Religion
- Affiliation: Modern Orthodox Judaism
- Rite: Nusach Ashkenaz
- Ecclesiastical or organizational status: Synagogue
- Leadership: Rabbi Gilad Friedman
- Status: Active

Location
- Location: 81 Campbell Dr, Izinga Ridge, Blackburn, 4319, South Africa
- Country: South Africa

Architecture
- Type: Synagogue architecture
- Established: 2014 (as a congregation)
- Completed: 2014

= Umhlanga Jewish Centre =

Modern Orthodox Jewish Community Center in South Africa

Umhlanga Jewish Centre (UJC) is a Modern Orthodox synagogue, Jewish Day School and Jewish Community Centre, situated in uMhlanga, an area north of Durban.

The centre is situated on the new 20,000-square-metre fenced security estate, Izinga and also includes an auditorium, Kollel, function hall, mikveh and kosher kitchen. The synagogue seats up to 350 worshipers.
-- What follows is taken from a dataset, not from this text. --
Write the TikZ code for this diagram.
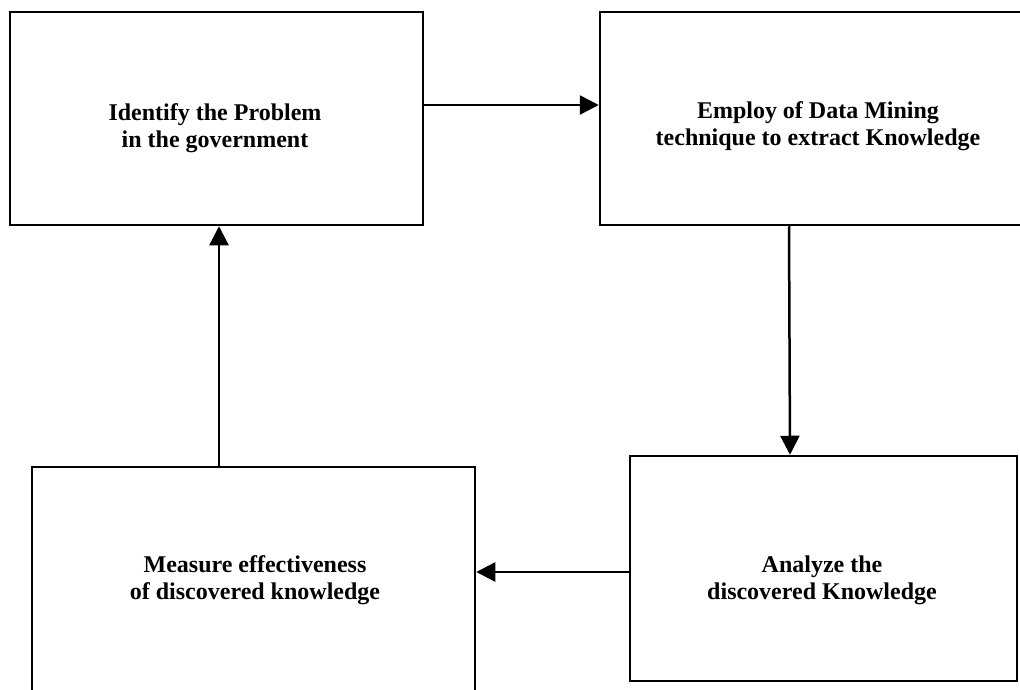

On 17 June 2014, the centre was officially opened with a foundation-stone ceremony attended by South Africa's Chief Rabbi Warren Goldstein.

==History==
The UJC was first conceived by Rabbi Pinchas Zekry, long-time rabbi of the Durban United Hebrew Congregation. Rabbi Zekry could see that the Jewish community on the Beara was shrinking as families migrated northwards of the city to Umhlanga.

The UJC was dedicated in 2014, with Rabbi Zekry addressing the congregation. Chief Rabbi Warren Goldstein, Jonathan Beare and Beit Din head Rabbi, Moshe Kurtstag were also in attendance. As well as the centre's dedication, the ceremony incorporated the opening of the Mikveh facility, the Beit Midrash library and a new media centre for Akiva College.

The UJC has the only daily minyan in Durban, shacharit, mincha, maariv and daily shiurim. Shabbat services include wonderful davening, a youth programme in a thriving community.